The 190-foot-tall mural by artist Victor Ash is painted on the side of the Oakland Marriott City Center at 1001 Broadway.
Food insecurity has been a problem for many people, especially minority groups, in Oakland who have suffered job loss or reduced hours due to the COVID-19 pandemic.
“The issue of hunger in the U.S. is particularly prominent in African American communities,” said Audrey Decker, whose organization Street Art for Mankind created the mural with partners Kellogg’s Company and the World Food Program USA.
According to the U.S. Department of Agriculture, Black people are twice as likely as non-Hispanic white people to face hunger. Nearly 24 percent of the population or about 100,000 people in Oakland identify as Black, according to the U.S. Census Bureau.
The mural depicts a Black girl running in a wheat field and holding a baton of wheat as a symbol of hope to pass to the next generation, Decker said.
“We are always trying to bring hope,” Decker said of the murals by Street Art for Mankind.
Decker also noted the pattern on the girl’s dress, which is open to individual interpretation. An interpretation exists, but Decker declined to disclose it, letting people discover one for themselves.

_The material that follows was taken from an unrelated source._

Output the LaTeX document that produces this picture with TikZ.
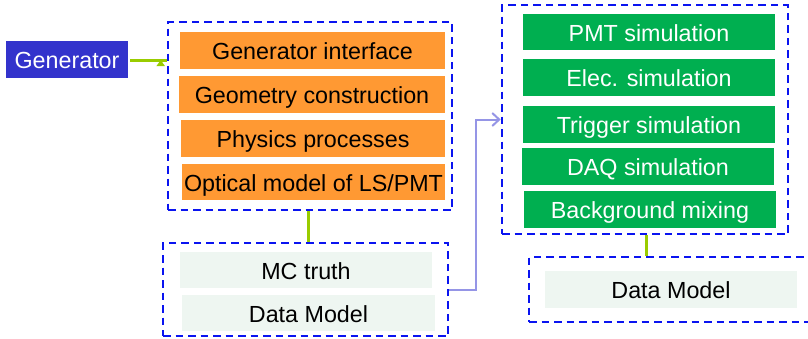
\documentclass[tikz,border=0pt]{standalone}
\usepackage{fontspec}
\setmainfont{Liberation Sans}
\usetikzlibrary{arrows.meta}
\definecolor{genblue}{HTML}{3333CC}
\definecolor{boxorange}{HTML}{FF9933}
\definecolor{boxgreen}{HTML}{00AF50}
\definecolor{mint}{HTML}{EEF6F1}
\definecolor{dashblue}{HTML}{0A14F0}
\definecolor{limegreen}{HTML}{99CC00}
\definecolor{lavender}{HTML}{9595E6}
\tikzset{
  txt/.style={inner sep=0pt, font=\fontsize{23.3}{28}\selectfont, text height=18pt, text depth=0pt},
  obox/.style={txt, fill=boxorange, text=black},
  gbox/.style={txt, fill=boxgreen, text=white},
  mbox/.style={txt, fill=mint, text=black},
  genbox/.style={txt, fill=genblue, text=white},
  dbox/.style={draw=dashblue, line width=2.6pt, dash pattern=on 7.5pt off 5pt, inner sep=0pt},
  limeline/.style={draw=limegreen, line width=3pt},
  purpleline/.style={draw=lavender, line width=2pt}
}
\begin{document}
\begin{tikzpicture}[x=1pt,y=-1pt]
\clip (0,0) rectangle (808,338);
\fill[white] (0,0) rectangle (808,338);
% dashed containers
\node[dbox, minimum width=284pt, minimum height=188pt] (leftbox) at (310,116) {};
\node[dbox, minimum width=285pt, minimum height=93pt] (mcbox) at (305.5,289.5) {};
\node[dbox, minimum width=286pt, minimum height=229pt] (simbox) at (645,119.5) {};
\node[dbox, minimum width=286pt, minimum height=65pt] (dmbox) at (672,289.5) {};
% generator
\node[genbox, minimum width=122pt, minimum height=37pt] (gen) at (67,59.5) {Generator};
% orange boxes
\node[obox, minimum width=265pt, minimum height=37pt] (gi) at (312.5,50.5) {Generator interface};
\node[obox, minimum width=266pt, minimum height=37pt] (gc) at (312,94.5) {Geometry construction};
\node[obox, minimum width=264pt, minimum height=37pt] (pp) at (313,138.5) {Physics processes};
\node[obox, minimum width=263pt, minimum height=36pt] (om) at (313.5,182) {Optical model of LS/PMT};
% mint boxes
\node[mbox, minimum width=252pt, minimum height=36pt] (mc) at (306,270) {MC truth};
\node[mbox, minimum width=253pt, minimum height=36pt] (dm1) at (308.5,313) {Data Model};
\node[mbox, minimum width=252pt, minimum height=37pt] (dm2) at (671,289.5) {Data Model};
% green boxes
\node[gbox, minimum width=252pt, minimum height=36pt] (pmt) at (649,32) {PMT simulation};
\node[gbox, minimum width=252pt, minimum height=37pt] (elec) at (649,77.5) {Elec. simulation};
\node[gbox, minimum width=252pt, minimum height=37pt] (trig) at (649,124.5) {Trigger simulation};
\node[gbox, minimum width=252pt, minimum height=37pt] (daq) at (648,166.5) {DAQ simulation};
\node[gbox, minimum width=252pt, minimum height=37pt] (bg) at (650,209.5) {Background mixing};
% connectors
\draw[limeline, -{Triangle[length=6pt,width=8pt]}] (gen.east) ++(2,0.5) coordinate (ga) -- (ga -| leftbox.west) ++(-6,0) coordinate (gb);
\draw[limeline] (leftbox.south) ++(-2,0) coordinate (la) -- (la |- mcbox.north);
\draw[limeline] (simbox.south) ++(1,0) coordinate (sa) -- (sa |- dmbox.north);
\draw[purpleline, -{Straight Barb[length=7pt,width=13pt]}] (mcbox.east) -- ++(27,0) |- (simbox.west);
\end{tikzpicture}
\end{document}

The mural is the tallest Ash has painted. He paints alone with the help of two people who help move the 40-foot platform he is on.
Decker said Ash paints like a printer, square foot by square foot. Residents may have noticed that he painted the left side of the mural first.
Oakland’s mural is just the third of six to be created in the U.S. by Street Art for Mankind and its partners.
The first was completed in New Orleans and a second in Houston. The last three will be created in Washington, D.C., Detroit and Battle Creek, Michigan, where Kellogg’s Company is based.
All the murals are dedicated to the United Nations’ Sustainable Development Goal 2, which is Zero Hunger. The U.N. World Food Programme, which won the 2020 Nobel Peace Prize, began its biggest operation ever last year, aiming to feed up to 138 million people this year.
Decker called the murals, “Big art for big heart” and “food for the soul.”
Mayor Libby Schaaf and others helped inaugurate the mural on Friday.